If La La Land holds the power to transport, we might ask where—and importantly when—it takes us. There lies a profound irony in liberal white folks heading to La La Land to repair after a political season overflowing with the nostalgia of white supremacy. (For all its gauzy backwards glancing, Chazelle’s film might be subtitled Make Hollywood Great Again.) If seeing Gosling and Stone tap dance in the Hollywood Hills tickles something deep in some viewers, perhaps it’s worth investigating the roots of that feeling and its supposed universality. Quite simply: The past represents liberation for one group, a horror show for another.


kleinbl00:

Know when I realized I'd never fit in in Hollywood?

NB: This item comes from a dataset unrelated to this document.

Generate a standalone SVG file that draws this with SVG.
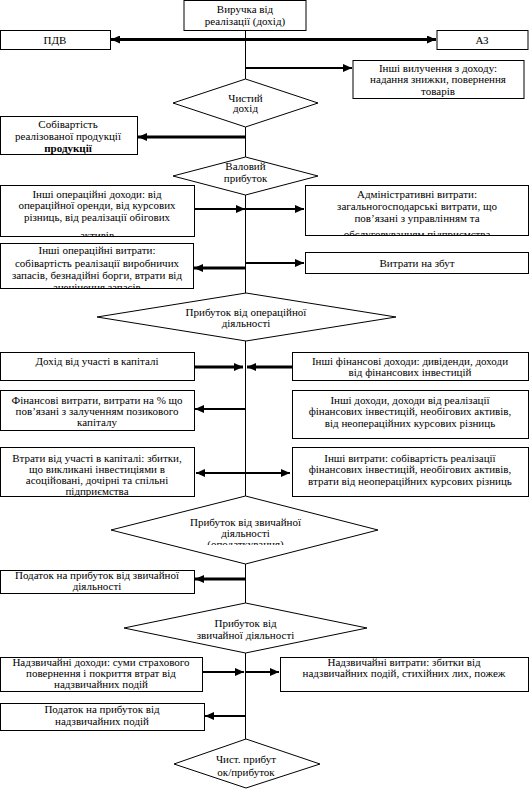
<svg xmlns="http://www.w3.org/2000/svg" width="529" height="790" viewBox="0 0 529 790">
<style>
.box{fill:#fff;stroke:#000;stroke-width:1}
.dia{fill:#fff;stroke:#000;stroke-width:1}
text{font-family:"Times New Roman","Liberation Serif",Times,serif;font-size:11px;fill:#000;text-anchor:middle}
.b{font-weight:bold}
.ln{stroke:#000;stroke-width:1;fill:none}
.a1{stroke:#000;stroke-width:1.8;fill:none;marker-end:url(#ah)}
.a2{stroke:#000;stroke-width:2.8;fill:none;marker-end:url(#ah)}
.dbl{marker-start:url(#ah)}
</style>
<defs>
<marker id="ah" markerUnits="userSpaceOnUse" markerWidth="10" markerHeight="8" refX="9" refY="4" orient="auto-start-reverse"><path d="M0,0 L9,4 L0,8 z" fill="#000"/></marker>
<clipPath id="c5"><rect x="0" y="116" width="137" height="38"/></clipPath>
<clipPath id="c7"><rect x="0" y="185" width="194" height="51"/></clipPath>
<clipPath id="c8"><rect x="305" y="185" width="224" height="50"/></clipPath>
<clipPath id="c9"><rect x="0" y="243" width="193" height="45"/></clipPath>
<clipPath id="c16"><rect x="0" y="447" width="194" height="49"/></clipPath>
<clipPath id="c18"><rect x="100" y="496" width="290" height="49"/></clipPath>
</defs>
<g id="connectors">
<line class="ln" x1="245.5" y1="30" x2="245.5" y2="79"/>
<line class="ln" x1="245.5" y1="127" x2="245.5" y2="157"/>
<line class="ln" x1="245.5" y1="195" x2="245.5" y2="293"/>
<line class="ln" x1="245.5" y1="341" x2="245.5" y2="496"/>
<line class="ln" x1="245.5" y1="564" x2="245.5" y2="603"/>
<line class="ln" x1="245.5" y1="653" x2="245.5" y2="739"/>
<line class="a2 dbl" x1="111" y1="39.5" x2="436" y2="39.5"/>
<line class="a1" x1="245.5" y1="68" x2="352" y2="68"/>
<line class="a2" x1="245.5" y1="137" x2="138" y2="137"/>
<line class="a1" x1="194" y1="209" x2="245" y2="209"/>
<line class="a1" x1="245.5" y1="209" x2="304" y2="209"/>
<line class="a2" x1="245.5" y1="268" x2="194" y2="268"/>
<line class="a1" x1="245.5" y1="263" x2="304" y2="263"/>
<line class="a2" x1="194" y1="367" x2="243" y2="367"/>
<line class="a2" x1="292" y1="367" x2="247" y2="367"/>
<line class="a1" x1="245.5" y1="409" x2="195" y2="409"/>
<line class="a1 dbl" x1="196" y1="473" x2="290" y2="473"/>
<line class="a2" x1="245.5" y1="579" x2="195" y2="579"/>
<line class="a1" x1="202" y1="672" x2="244" y2="672"/>
<line class="a1" x1="245.5" y1="672" x2="279" y2="672"/>
<line class="a1" x1="245.5" y1="716" x2="205" y2="716"/>
</g>
<g id="n1"><rect class="box" x="184" y="0.5" width="122" height="30"/><text x="245" y="12.5">Виручка від</text><text x="245" y="25">реалізації (дохід)</text></g>
<g id="n2"><rect class="box" x="0.5" y="30.5" width="110" height="19"/><text x="55" y="43.5">ПДВ</text></g>
<g id="n3"><rect class="box" x="437" y="30.5" width="91" height="19"/><text x="482" y="43.5">АЗ</text></g>
<g id="n4"><rect class="box" x="353" y="60.5" width="171" height="38"/><text x="438" y="71.5">Інші вилучення з доходу:</text><text x="438" y="83">надання знижки, повернення</text><text x="438" y="94.5">товарів</text></g>
<g id="n5"><polygon class="dia" points="245.5,79 318,103 245.5,127 173,103"/><text x="245.5" y="101.5">Чистий</text><text x="245.5" y="112">дохід</text></g>
<g id="n6"><rect class="box" x="0.5" y="116.5" width="137" height="38"/><g clip-path="url(#c5)"><text x="68" y="128">Собівартість</text><text x="68" y="140">реалізованої продукції</text><text class="b" x="68" y="152">продукції</text></g></g>
<g id="n7"><polygon class="dia" points="245.5,157 318,176 245.5,195 173,176"/><text x="245.5" y="169.5">Валовий</text><text x="245.5" y="182">прибуток</text></g>
<g id="n8"><rect class="box" x="0.5" y="185.5" width="194" height="51"/><g clip-path="url(#c7)"><text x="97" y="197.5">Інші операційні доходи: від</text><text x="97" y="209">операційної оренди, від курсових</text><text x="97" y="220.5">різниць, від реалізації обігових</text><text x="97" y="239">активів</text></g></g>
<g id="n9"><rect class="box" x="305.5" y="185.5" width="223" height="50"/><g clip-path="url(#c8)"><text x="417" y="198">Адміністративні витрати:</text><text x="417" y="210">загальногосподарські витрати, що</text><text x="417" y="221.5">пов’язані з управлінням та</text><text x="417" y="238">обслуговуванням підприємства</text></g></g>
<g id="n10"><rect class="box" x="0.5" y="243.5" width="193" height="45"/><g clip-path="url(#c9)"><text x="97" y="254">Інші операційні витрати:</text><text x="97" y="266.5">собівартість реалізації виробничих</text><text x="97" y="279">запасів, безнадійні борги, втрати від</text><text x="97" y="291">знецінення запасів</text></g></g>
<g id="n11"><rect class="box" x="305.5" y="252.5" width="223" height="21"/><text x="417" y="266.5">Витрати на збут</text></g>
<g id="n12"><polygon class="dia" points="246,293 396,317 246,341 97,317"/><text x="246" y="315.5">Прибуток від операційної</text><text x="246" y="327">діяльності</text></g>
<g id="n13"><rect class="box" x="0.5" y="352.5" width="194" height="28"/><text x="97" y="364.5">Дохід від участі в капіталі</text></g>
<g id="n14"><rect class="box" x="292.5" y="352.5" width="236" height="28"/><text x="410" y="364.5">Інші фінансові доходи: дивіденди, доходи</text><text x="410" y="376">від фінансових інвестицій</text></g>
<g id="n15"><rect class="box" x="0.5" y="390.5" width="194" height="40"/><text x="97" y="403.5">Фінансові витрати, витрати на % що</text><text x="97" y="414.5">пов’язані з залученням позикового</text><text x="97" y="425.5">капіталу</text></g>
<g id="n16"><rect class="box" x="292.5" y="390.5" width="236" height="48"/><text x="410" y="403.5">Інші доходи, доходи від реалізації</text><text x="410" y="415">фінансових інвестицій, необігових активів,</text><text x="410" y="426.5">від неопераційних курсових різниць</text></g>
<g id="n17"><rect class="box" x="0.5" y="447.5" width="194" height="49"/><g clip-path="url(#c16)"><text x="97" y="461.5">Втрати від участі в капіталі: збитки,</text><text x="97" y="472.5">що викликані інвестиціями в</text><text x="97" y="483.5">асоційовані, дочірні та спільні</text><text x="97" y="494.5">підприємства</text></g></g>
<g id="n18"><rect class="box" x="292.5" y="447.5" width="236" height="49"/><text x="410" y="461.5">Інші витрати: собівартість реалізації</text><text x="410" y="473">фінансових інвестицій, необігових активів,</text><text x="410" y="484.5">втрати від неопераційних курсових різниць</text></g>
<g id="n19"><polygon class="dia" points="245.5,496 378,530 245.5,564 111,530"/><g clip-path="url(#c18)"><text x="245.5" y="525.5">Прибуток від звичайної</text><text x="245.5" y="536.5">діяльності</text><text x="245.5" y="547.5">(оподаткування)</text></g></g>
<g id="n20"><rect class="box" x="0.5" y="570.5" width="194" height="23"/><text x="97" y="578.5">Податок на прибуток від звичайної</text><text x="97" y="590">діяльності</text></g>
<g id="n21"><polygon class="dia" points="245.5,603 367,628 245.5,653 124,628"/><text x="245.5" y="626.5">Прибуток від</text><text x="245.5" y="639">звичайної діяльності</text></g>
<g id="n22"><rect class="box" x="0.5" y="657.5" width="202" height="34"/><text x="101" y="665.5">Надзвичайні доходи: суми страхового</text><text x="101" y="676.5">повернення і покриття втрат від</text><text x="101" y="687.5">надзвичайних подій</text></g>
<g id="n23"><rect class="box" x="280.5" y="657.5" width="248" height="34"/><text x="404" y="665.5">Надзвичайні витрати: збитки від</text><text x="404" y="676.5">надзвичайних подій, стихійних лих, пожеж</text></g>
<g id="n24"><rect class="box" x="0.5" y="703.5" width="204" height="27"/><text x="102" y="713">Податок на прибуток від</text><text x="102" y="725">надзвичайних подій</text></g>
<g id="n25"><polygon class="dia" points="246,739 320,764 246,788 174,764"/><text x="246" y="762.5">Чист. прибут</text><text x="246" y="775.5">ок/прибуток</text></g>
</svg>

When I realized I universally hate movies about the greatness of Hollywood.

My Facebook feed, which is full of white Hollywood people, has been a bukkake bananza for this fucking film. "What's that? A bunch of white people singing and dancing about how great it was under the HUAC? Fuck yeah! Haven't been this psyched since The Artist won best picture!"

Even when Hollywood is scolding itself it's fucking tedious. The Player - in which an annoying screenwriter is accidentally killed by an up-and-coming executive who then succeeds forever by covering it up. Crash - in which black people have it rough, but white cops have to live with the guilt of burning bodies and Sandra Bullock stretches by playing someone who gasp doesn't trust minorities. Get Shorty - in which a two-bit thug points out the ridiculousness of Dustin Hoffman while getting to bang Rene Russo.

The problem is, your entertainment is largely made by an insular cadre of rich white people who all know each other, all work exclusively with each other, all eat at the same restaurants and even across a metropolis of 20m people all bump into each other regularly because there's an archipelago of tony whiteness floating on a sea of grit. And they will jump at any chance they can find to reinforce the notion that theirs is the One True Religion.

I used to think I hated musicals. I don't. I hate the musicals people in Hollywood like. It's funny - you ask someone in Hollywood what the best musical ever made was, they'll tell you Moulin Rouge. You ask someone anywhere else, they'll probably say Fiddler on the Roof.

And that's why we get La La Land instead of Cabaret.